* **Aim**:
Without including any pictures, write out all the entries exactly.
Begin Data for processing
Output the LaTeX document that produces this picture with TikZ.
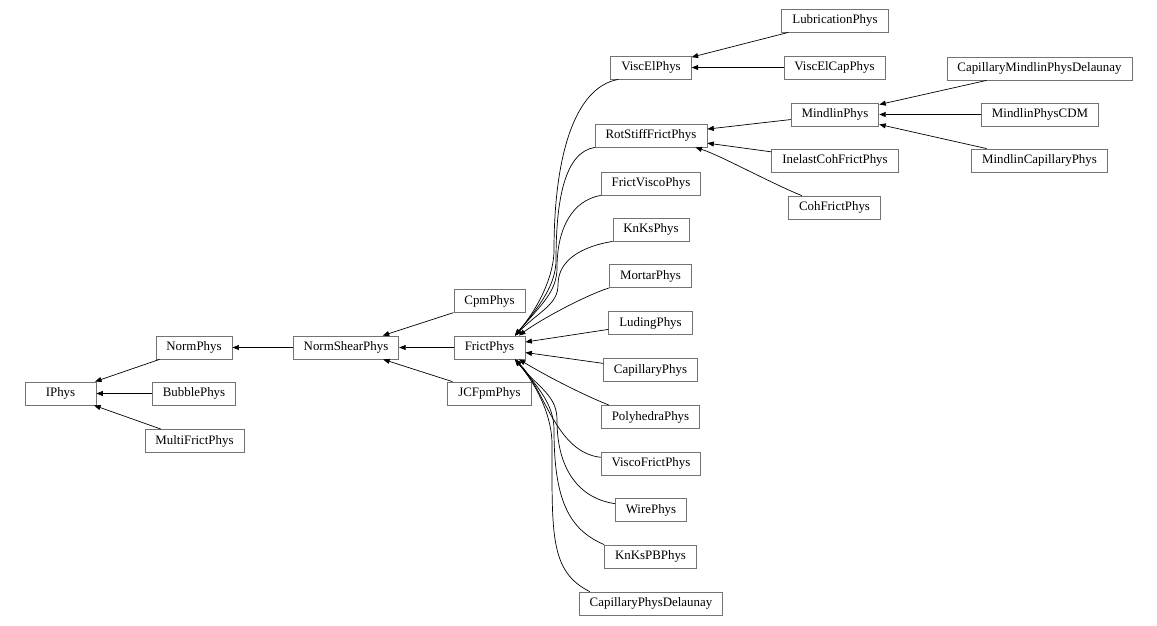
\documentclass[tikz,border=0pt]{standalone}
\usepackage{fontspec}
\setmainfont{Liberation Serif}
\usepackage{tikz}
\usetikzlibrary{arrows.meta}

\begin{document}
\begin{tikzpicture}[
				x=1pt, y=-1pt,
				cls/.style={rectangle, draw=black!55, fill=white, line width=0.8pt, minimum width=71pt, minimum height=23pt, inner xsep=10.5pt, inner ysep=0pt, font=\fontsize{12.9}{14}\selectfont},
				inherit/.style={{Triangle[length=6.5pt,width=5pt]}-, line width=0.7pt, black}
				]
				\useasboundingbox (0,0) rectangle (1157,626);
				% first columns
				\node[cls] (IPhys) at (60.5,393.5) {IPhys};
				\node[cls] (NormPhys) at (194,347.5) {NormPhys};
				\node[cls] (BubblePhys) at (194,393.5) {BubblePhys};
				\node[cls] (MultiFrictPhys) at (194.5,441) {MultiFrictPhys};
				\node[cls] (NormShearPhys) at (346,347.5) {NormShearPhys};
				\node[cls] (CpmPhys) at (489.5,301) {CpmPhys};
				\node[cls] (FrictPhys) at (489.5,347.5) {FrictPhys};
				\node[cls] (JCFpmPhys) at (489.5,393.5) {JCFpmPhys};
				% children of FrictPhys
				\node[cls] (ViscElPhys) at (651,67.5) {ViscElPhys};
				\node[cls] (RotStiffFrictPhys) at (651,135.5) {RotStiffFrictPhys};
				\node[cls] (FrictViscoPhys) at (651,183.5) {FrictViscoPhys};
				\node[cls] (KnKsPhys) at (651,229.5) {KnKsPhys};
				\node[cls] (MortarPhys) at (650.5,276) {MortarPhys};
				\node[cls] (LudingPhys) at (650.5,323) {LudingPhys};
				\node[cls] (CapillaryPhys) at (650.5,370) {CapillaryPhys};
				\node[cls] (PolyhedraPhys) at (650.5,417) {PolyhedraPhys};
				\node[cls] (ViscoFrictPhys) at (651,463.5) {ViscoFrictPhys};
				\node[cls] (WirePhys) at (651,510) {WirePhys};
				\node[cls] (KnKsPBPhys) at (650.5,556.5) {KnKsPBPhys};
				\node[cls] (CapillaryPhysDelaunay) at (651,603.5) {CapillaryPhysDelaunay};
				% further levels
				\node[cls] (LubricationPhys) at (835,20.5) {LubricationPhys};
				\node[cls] (ViscElCapPhys) at (834.5,67.5) {ViscElCapPhys};
				\node[cls] (MindlinPhys) at (835,114.5) {MindlinPhys};
				\node[cls] (InelastCohFrictPhys) at (835,160.5) {InelastCohFrictPhys};
				\node[cls] (CohFrictPhys) at (834.5,207.5) {CohFrictPhys};
				\node[cls] (CapillaryMindlinPhysDelaunay) at (1039.5,68.5) {CapillaryMindlinPhysDelaunay};
				\node[cls] (MindlinPhysCDM) at (1040,114.5) {MindlinPhysCDM};
				\node[cls] (MindlinCapillaryPhys) at (1039.5,160.5) {MindlinCapillaryPhys};
				
				\draw[inherit] (IPhys) -- (NormPhys);
				\draw[inherit] (IPhys) -- (BubblePhys);
				\draw[inherit] (IPhys) -- (MultiFrictPhys);
				\draw[inherit] (NormPhys) -- (NormShearPhys);
				\draw[inherit] (NormShearPhys) -- (CpmPhys);
				\draw[inherit] (NormShearPhys) -- (FrictPhys);
				\draw[inherit] (NormShearPhys) -- (JCFpmPhys);
				
				% bundle going up
				\draw[inherit] (FrictPhys.25) .. controls +(25,-30) and +(0,25) .. ++(39,-86) .. controls +(0,-90) and +(-45,8) .. (ViscElPhys.200);
				\draw[inherit] (FrictPhys.25) .. controls +(25,-30) and +(0,25) .. ++(41,-76) .. controls +(0,-60) and +(-30,5) .. (RotStiffFrictPhys.south west);
				\draw[inherit] (FrictPhys.25) .. controls +(25,-30) and +(0,25) .. ++(42,-68) .. controls +(0,-40) and +(-28,5) .. (FrictViscoPhys.south west);
				\draw[inherit] (FrictPhys.25) .. controls +(25,-25) and +(0,20) .. ++(43,-51) .. controls +(0,-25) and +(-30,5) .. (KnKsPhys.south west);
				\draw[inherit] (FrictPhys.22) .. controls +(20,-15) and +(-25,8) .. (MortarPhys.south west);
				\draw[inherit] (FrictPhys) -- (LudingPhys);
				\draw[inherit] (FrictPhys) -- (CapillaryPhys);
				% bundle going down
				\draw[inherit] (FrictPhys.-22) .. controls +(25,15) and +(-30,-12) .. (PolyhedraPhys.164);
				\draw[inherit] (FrictPhys.-25) .. controls +(30,30) and +(-45,-5) .. (ViscoFrictPhys.173);
				\draw[inherit] (FrictPhys.-25) .. controls +(25,30) and +(0,-25) .. ++(42,61) .. controls +(0,50) and +(-35,-5) .. (WirePhys.170);
				\draw[inherit] (FrictPhys.-25) .. controls +(25,30) and +(0,-25) .. ++(39,71) .. controls +(0,70) and +(-35,-15) .. (KnKsPBPhys.north west);
				\draw[inherit] (FrictPhys.-25) .. controls +(25,30) and +(0,-25) .. ++(37,85) .. controls +(0,90) and +(-40,-20) .. (CapillaryPhysDelaunay.169);
				
				\draw[inherit] (ViscElPhys) -- (LubricationPhys);
				\draw[inherit] (ViscElPhys) -- (ViscElCapPhys);
				\draw[inherit] (RotStiffFrictPhys) -- (MindlinPhys);
				\draw[inherit] (RotStiffFrictPhys) -- (InelastCohFrictPhys);
				\draw[inherit] (RotStiffFrictPhys.-15) .. controls +(25,8) and +(-30,-12) .. (CohFrictPhys.160);
				\draw[inherit] (MindlinPhys) -- (CapillaryMindlinPhysDelaunay);
				\draw[inherit] (MindlinPhys) -- (MindlinPhysCDM);
				\draw[inherit] (MindlinPhys) -- (MindlinCapillaryPhys);
			\end{tikzpicture}
\end{document}
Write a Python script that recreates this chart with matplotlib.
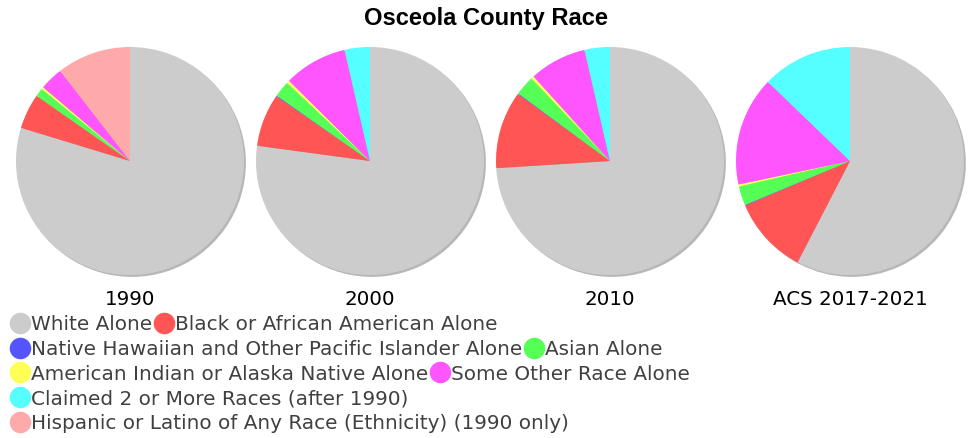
End Data for processing
* **Reply**:
Output the LaTeX document that produces this picture with TikZ.
\documentclass[tikz,border=0pt]{standalone}
\usepackage{fontspec}
\setmainfont{Liberation Serif}
\usepackage{tikz}
\usetikzlibrary{arrows.meta}

\begin{document}
\begin{tikzpicture}[
				x=1pt, y=-1pt,
				cls/.style={rectangle, draw=black!55, fill=white, line width=0.8pt, minimum width=71pt, minimum height=23pt, inner xsep=10.5pt, inner ysep=0pt, font=\fontsize{12.9}{14}\selectfont},
				inherit/.style={{Triangle[length=6.5pt,width=5pt]}-, line width=0.7pt, black}
				]
				\useasboundingbox (0,0) rectangle (1157,626);
				% first columns
				\node[cls] (IPhys) at (60.5,393.5) {IPhys};
				\node[cls] (NormPhys) at (194,347.5) {NormPhys};
				\node[cls] (BubblePhys) at (194,393.5) {BubblePhys};
				\node[cls] (MultiFrictPhys) at (194.5,441) {MultiFrictPhys};
				\node[cls] (NormShearPhys) at (346,347.5) {NormShearPhys};
				\node[cls] (CpmPhys) at (489.5,301) {CpmPhys};
				\node[cls] (FrictPhys) at (489.5,347.5) {FrictPhys};
				\node[cls] (JCFpmPhys) at (489.5,393.5) {JCFpmPhys};
				% children of FrictPhys
				\node[cls] (ViscElPhys) at (651,67.5) {ViscElPhys};
				\node[cls] (RotStiffFrictPhys) at (651,135.5) {RotStiffFrictPhys};
				\node[cls] (FrictViscoPhys) at (651,183.5) {FrictViscoPhys};
				\node[cls] (KnKsPhys) at (651,229.5) {KnKsPhys};
				\node[cls] (MortarPhys) at (650.5,276) {MortarPhys};
				\node[cls] (LudingPhys) at (650.5,323) {LudingPhys};
				\node[cls] (CapillaryPhys) at (650.5,370) {CapillaryPhys};
				\node[cls] (PolyhedraPhys) at (650.5,417) {PolyhedraPhys};
				\node[cls] (ViscoFrictPhys) at (651,463.5) {ViscoFrictPhys};
				\node[cls] (WirePhys) at (651,510) {WirePhys};
				\node[cls] (KnKsPBPhys) at (650.5,556.5) {KnKsPBPhys};
				\node[cls] (CapillaryPhysDelaunay) at (651,603.5) {CapillaryPhysDelaunay};
				% further levels
				\node[cls] (LubricationPhys) at (835,20.5) {LubricationPhys};
				\node[cls] (ViscElCapPhys) at (834.5,67.5) {ViscElCapPhys};
				\node[cls] (MindlinPhys) at (835,114.5) {MindlinPhys};
				\node[cls] (InelastCohFrictPhys) at (835,160.5) {InelastCohFrictPhys};
				\node[cls] (CohFrictPhys) at (834.5,207.5) {CohFrictPhys};
				\node[cls] (CapillaryMindlinPhysDelaunay) at (1039.5,68.5) {CapillaryMindlinPhysDelaunay};
				\node[cls] (MindlinPhysCDM) at (1040,114.5) {MindlinPhysCDM};
				\node[cls] (MindlinCapillaryPhys) at (1039.5,160.5) {MindlinCapillaryPhys};
				
				\draw[inherit] (IPhys) -- (NormPhys);
				\draw[inherit] (IPhys) -- (BubblePhys);
				\draw[inherit] (IPhys) -- (MultiFrictPhys);
				\draw[inherit] (NormPhys) -- (NormShearPhys);
				\draw[inherit] (NormShearPhys) -- (CpmPhys);
				\draw[inherit] (NormShearPhys) -- (FrictPhys);
				\draw[inherit] (NormShearPhys) -- (JCFpmPhys);
				
				% bundle going up
				\draw[inherit] (FrictPhys.25) .. controls +(25,-30) and +(0,25) .. ++(39,-86) .. controls +(0,-90) and +(-45,8) .. (ViscElPhys.200);
				\draw[inherit] (FrictPhys.25) .. controls +(25,-30) and +(0,25) .. ++(41,-76) .. controls +(0,-60) and +(-30,5) .. (RotStiffFrictPhys.south west);
				\draw[inherit] (FrictPhys.25) .. controls +(25,-30) and +(0,25) .. ++(42,-68) .. controls +(0,-40) and +(-28,5) .. (FrictViscoPhys.south west);
				\draw[inherit] (FrictPhys.25) .. controls +(25,-25) and +(0,20) .. ++(43,-51) .. controls +(0,-25) and +(-30,5) .. (KnKsPhys.south west);
				\draw[inherit] (FrictPhys.22) .. controls +(20,-15) and +(-25,8) .. (MortarPhys.south west);
				\draw[inherit] (FrictPhys) -- (LudingPhys);
				\draw[inherit] (FrictPhys) -- (CapillaryPhys);
				% bundle going down
				\draw[inherit] (FrictPhys.-22) .. controls +(25,15) and +(-30,-12) .. (PolyhedraPhys.164);
				\draw[inherit] (FrictPhys.-25) .. controls +(30,30) and +(-45,-5) .. (ViscoFrictPhys.173);
				\draw[inherit] (FrictPhys.-25) .. controls +(25,30) and +(0,-25) .. ++(42,61) .. controls +(0,50) and +(-35,-5) .. (WirePhys.170);
				\draw[inherit] (FrictPhys.-25) .. controls +(25,30) and +(0,-25) .. ++(39,71) .. controls +(0,70) and +(-35,-15) .. (KnKsPBPhys.north west);
				\draw[inherit] (FrictPhys.-25) .. controls +(25,30) and +(0,-25) .. ++(37,85) .. controls +(0,90) and +(-40,-20) .. (CapillaryPhysDelaunay.169);
				
				\draw[inherit] (ViscElPhys) -- (LubricationPhys);
				\draw[inherit] (ViscElPhys) -- (ViscElCapPhys);
				\draw[inherit] (RotStiffFrictPhys) -- (MindlinPhys);
				\draw[inherit] (RotStiffFrictPhys) -- (InelastCohFrictPhys);
				\draw[inherit] (RotStiffFrictPhys.-15) .. controls +(25,8) and +(-30,-12) .. (CohFrictPhys.160);
				\draw[inherit] (MindlinPhys) -- (CapillaryMindlinPhysDelaunay);
				\draw[inherit] (MindlinPhys) -- (MindlinPhysCDM);
				\draw[inherit] (MindlinPhys) -- (MindlinCapillaryPhys);
			\end{tikzpicture}
\end{document}
Write a Python script that recreates this chart with matplotlib.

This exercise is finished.